--- start ---

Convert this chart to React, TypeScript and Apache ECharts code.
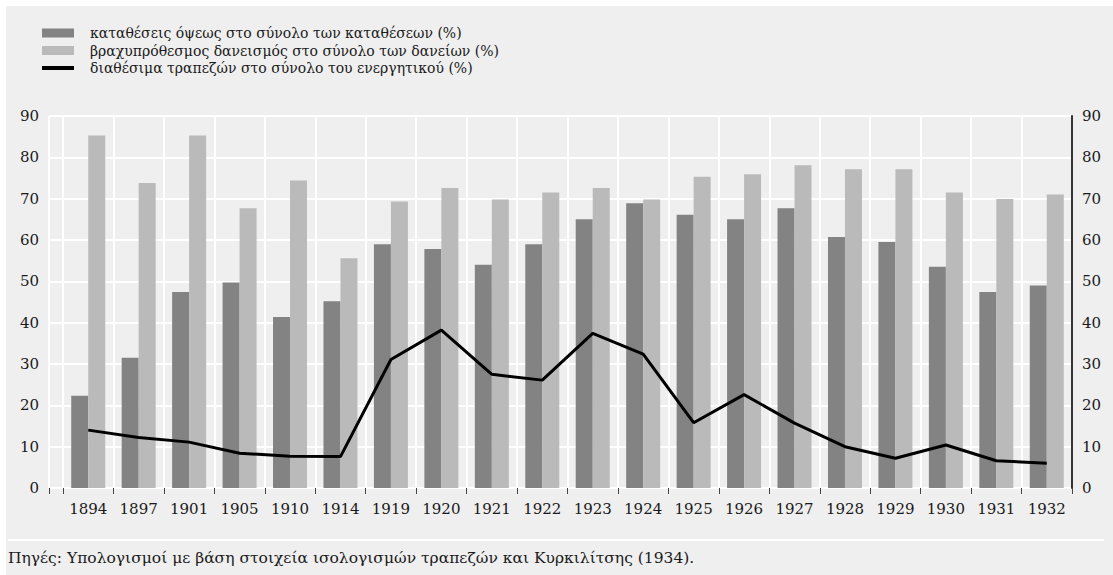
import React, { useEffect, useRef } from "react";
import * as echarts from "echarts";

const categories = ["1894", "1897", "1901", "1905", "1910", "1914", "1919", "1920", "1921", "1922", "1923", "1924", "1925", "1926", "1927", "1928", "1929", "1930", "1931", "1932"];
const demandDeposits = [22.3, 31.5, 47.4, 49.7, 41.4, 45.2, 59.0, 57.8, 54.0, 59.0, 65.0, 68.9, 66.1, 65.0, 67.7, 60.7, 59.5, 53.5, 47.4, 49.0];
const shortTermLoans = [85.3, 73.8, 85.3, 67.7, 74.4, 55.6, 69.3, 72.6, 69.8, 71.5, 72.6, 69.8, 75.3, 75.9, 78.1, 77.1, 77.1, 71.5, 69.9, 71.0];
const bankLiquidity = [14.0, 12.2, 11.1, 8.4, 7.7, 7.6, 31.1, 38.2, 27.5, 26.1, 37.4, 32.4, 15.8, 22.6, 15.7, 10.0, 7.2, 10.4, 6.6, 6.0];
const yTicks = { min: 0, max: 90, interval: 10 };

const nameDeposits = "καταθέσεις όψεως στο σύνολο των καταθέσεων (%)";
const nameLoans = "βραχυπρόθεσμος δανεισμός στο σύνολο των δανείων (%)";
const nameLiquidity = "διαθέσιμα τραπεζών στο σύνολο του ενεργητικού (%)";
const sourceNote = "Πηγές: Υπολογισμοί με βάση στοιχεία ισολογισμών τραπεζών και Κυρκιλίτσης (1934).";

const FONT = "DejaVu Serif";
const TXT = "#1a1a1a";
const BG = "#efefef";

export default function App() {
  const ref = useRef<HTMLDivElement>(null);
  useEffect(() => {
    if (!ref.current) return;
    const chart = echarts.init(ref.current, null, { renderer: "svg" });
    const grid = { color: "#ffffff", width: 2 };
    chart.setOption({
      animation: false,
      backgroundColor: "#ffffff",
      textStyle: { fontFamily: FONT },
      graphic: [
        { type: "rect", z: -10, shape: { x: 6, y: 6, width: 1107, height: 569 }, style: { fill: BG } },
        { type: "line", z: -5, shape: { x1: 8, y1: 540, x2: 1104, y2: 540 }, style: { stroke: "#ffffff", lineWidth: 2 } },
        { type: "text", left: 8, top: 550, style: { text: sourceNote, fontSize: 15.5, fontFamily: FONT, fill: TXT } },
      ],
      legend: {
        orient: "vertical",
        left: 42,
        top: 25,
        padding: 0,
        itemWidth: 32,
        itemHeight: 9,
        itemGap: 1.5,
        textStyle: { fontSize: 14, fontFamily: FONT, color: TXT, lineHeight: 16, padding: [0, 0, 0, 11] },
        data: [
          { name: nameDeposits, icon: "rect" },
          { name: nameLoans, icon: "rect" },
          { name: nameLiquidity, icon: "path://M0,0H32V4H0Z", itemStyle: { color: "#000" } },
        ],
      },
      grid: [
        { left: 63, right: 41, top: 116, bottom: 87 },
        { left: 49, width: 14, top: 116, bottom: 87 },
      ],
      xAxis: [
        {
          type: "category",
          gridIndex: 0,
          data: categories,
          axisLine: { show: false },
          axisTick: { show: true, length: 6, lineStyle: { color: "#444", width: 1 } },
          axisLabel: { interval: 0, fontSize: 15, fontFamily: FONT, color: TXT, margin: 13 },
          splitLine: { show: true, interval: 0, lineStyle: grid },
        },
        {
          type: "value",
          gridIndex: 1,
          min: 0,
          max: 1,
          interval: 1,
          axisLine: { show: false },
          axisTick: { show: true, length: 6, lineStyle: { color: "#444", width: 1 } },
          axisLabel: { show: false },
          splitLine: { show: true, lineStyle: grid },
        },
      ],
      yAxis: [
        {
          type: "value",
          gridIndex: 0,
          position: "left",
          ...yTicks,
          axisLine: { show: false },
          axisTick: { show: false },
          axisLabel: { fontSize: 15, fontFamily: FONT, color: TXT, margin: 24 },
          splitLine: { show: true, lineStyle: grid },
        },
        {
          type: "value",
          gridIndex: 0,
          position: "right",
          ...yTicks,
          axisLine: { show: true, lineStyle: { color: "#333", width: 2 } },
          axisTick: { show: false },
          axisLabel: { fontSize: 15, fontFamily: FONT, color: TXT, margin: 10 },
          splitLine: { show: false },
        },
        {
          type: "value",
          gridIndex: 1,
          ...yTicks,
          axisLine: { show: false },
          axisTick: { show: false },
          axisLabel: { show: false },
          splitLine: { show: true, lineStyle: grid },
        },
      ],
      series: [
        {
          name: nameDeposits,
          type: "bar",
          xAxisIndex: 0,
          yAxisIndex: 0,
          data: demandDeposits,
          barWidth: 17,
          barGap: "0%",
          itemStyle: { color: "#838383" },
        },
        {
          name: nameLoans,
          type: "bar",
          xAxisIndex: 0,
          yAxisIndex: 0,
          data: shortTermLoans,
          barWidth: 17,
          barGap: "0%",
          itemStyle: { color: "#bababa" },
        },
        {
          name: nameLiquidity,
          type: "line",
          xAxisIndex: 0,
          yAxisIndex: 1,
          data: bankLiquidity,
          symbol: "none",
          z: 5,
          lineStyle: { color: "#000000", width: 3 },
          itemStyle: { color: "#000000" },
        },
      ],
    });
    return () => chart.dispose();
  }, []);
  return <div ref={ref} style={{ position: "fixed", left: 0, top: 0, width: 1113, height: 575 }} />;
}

--- end ---

PROBLEM DETAILS =>
Please quote the lines of the material, beginning with the first and ending with the one that contains "import * as", exactly as written and without any pictures.

REPLY TO THE TASK =>
Convert this chart to React, TypeScript and Apache ECharts code.
import React, { useEffect, useRef } from "react";
import * as echarts from "echarts";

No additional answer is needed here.